В тот вечер Лоран явилась домой рассеянной и взволнованной. Старушка мать по обыкновению приготовила ей чай с холодной закуской, но Мари не притронулась к бутербродам, наскоро выпила стакан чаю с лимоном и поднялась, чтобы идти в свою комнату. Внимательные глаза матери остановились на ней.
– Ты чем-то расстроена, Мари? – спросила старушка. – Быть может, неприятности на службе?
– Нет, ничего, мама, просто устала и голова болит… Я лягу пораньше, и все пройдет.
Мать не задержала ее, вздохнула и, оставшись одна, задумалась.
С тех пор как Мари поступила на службу, она очень изменилась. Стала нервная, замкнутая. Мать и дочь всегда были большими друзьями. Между ними не было тайн.

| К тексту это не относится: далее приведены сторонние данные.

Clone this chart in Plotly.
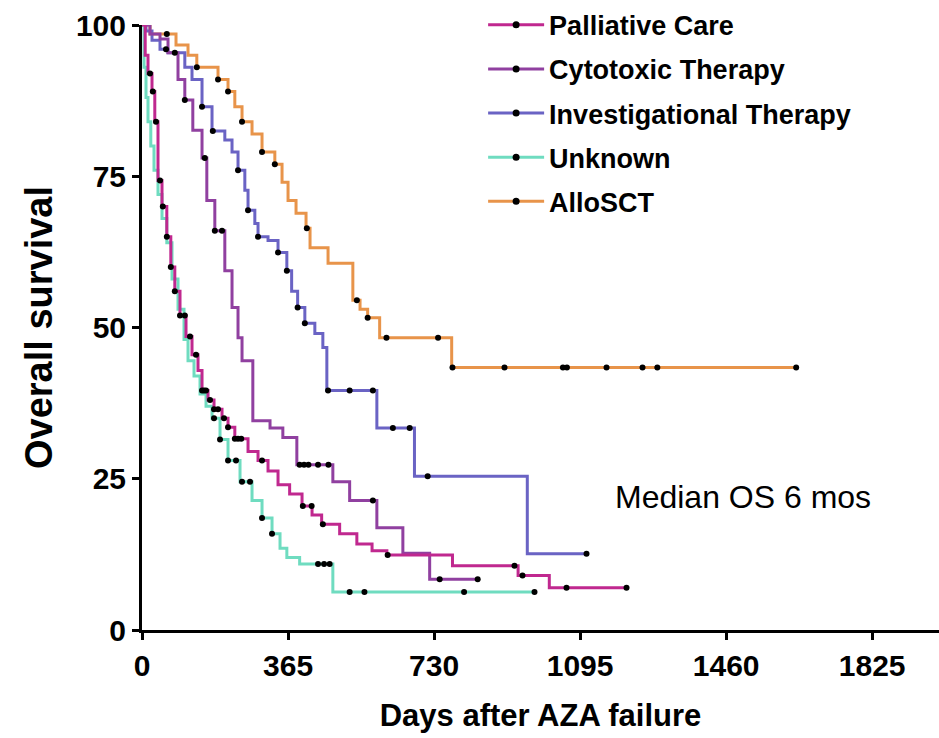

И вот теперь появилась тайна. Старушка Лоран чувствовала, что ее дочь что-то скрывает. На вопросы матери о службе Мари отвечала очень кратко и неопределенно.
– У профессора Керна имеется лечебница на дому для особенно интересных в медицинском отношении больных. И я ухаживаю за ними.
– Какие же это больные?
– Разные. Есть очень тяжелые случаи… – Мари хмурилась и переводила разговор на другие темы.
Старушку не удовлетворяли эти ответы. И она начала даже наводить справки стороной, но ей ничего не удалось узнать, кроме того, что уже было известно от дочери.
«Уж не влюблена ли она в Керна, и, быть может, безнадежно, без ответа с его стороны?..» – думала старушка. Но тут же опровергала себя: ее дочь не скрыла бы от нее своего чувства. И потом, разве Мари не хорошенькая? А Керн холостяк. И если бы только Мари любила его, то, конечно, и Керн не устоял бы. Другой такой Мари не найти во всем свете. Нет, тут что-то другое. И старушка долго не могла заснуть, ворочаясь на высоко взбитых перинах.
Не спала и Мари. Погасив свет, чтобы мать ее думала, что она уже спит, Мари сидела на кровати с широко раскрытыми глазами. Она вспоминала каждое слово головы и старалась вообразить себя на ее месте: тихонько касалась языком своих губ, нёба, зубов и думала:
«Это все, что может делать голова. Можно прикусить губы, кончик языка. Можно шевелить бровями. Ворочать глазами. Закрывать, открывать их. Рот и глаза. Больше ни одного движения. Нет, еще можно немного шевелить кожею на лбу. И больше ничего…»
Мари закрывала и открывала глаза и делала гримасы. О, если бы в этот момент мать посмотрела на нее! Старушка решила бы, что ее дочь сошла с ума.
Потом вдруг Мари начала хватать свои плечи, колени, руки, гладила себя по груди, запускала пальцы в густые волосы и шептала:
– Боже мой! Как я счастлива! Как много я имею! Какая я богатая! И я не знала, не чувствовала этого!
Усталость молодого тела брала свое. Глаза Мари невольно закрылись. И тогда она увидела голову Доуэля. Голова смотрела на нее внимательно и скорбно. Голова срывалась со своего столика и летала по воздуху. Мари бежала впереди головы. Керн, как коршун, бросался на голову. Извилистые коридоры… Тугие двери… Мари спешила открыть их, но двери не поддавались, и Керн нагонял голову, голова свистела, шипела уже возле уха… Мари чувствовала, что она задыхается. Сердце колотится в груди, его учащенные удары болезненно отзываются во всем теле. Холодная дрожь пробегает по спине… Она открывает все новые и новые двери… О, какой ужас!..
– Мари! Мари! Что с тобой! Да проснись же, Мари! Ты стонешь…
Это уже не сон. Мать стоит у изголовья и с тревогой гладит ее волосы.
– Ничего, мама. Я просто видела скверный сон.
– Ты слишком часто стала видеть скверные сны, дитя мое…
Старушка уходит вздыхая, а Мари еще несколько времени лежит с открытыми глазами и сильно бьющимся сердцем.
– Однако нервы мои становятся никуда не годными, – тихо шепчет она и на этот раз засыпает крепким сном.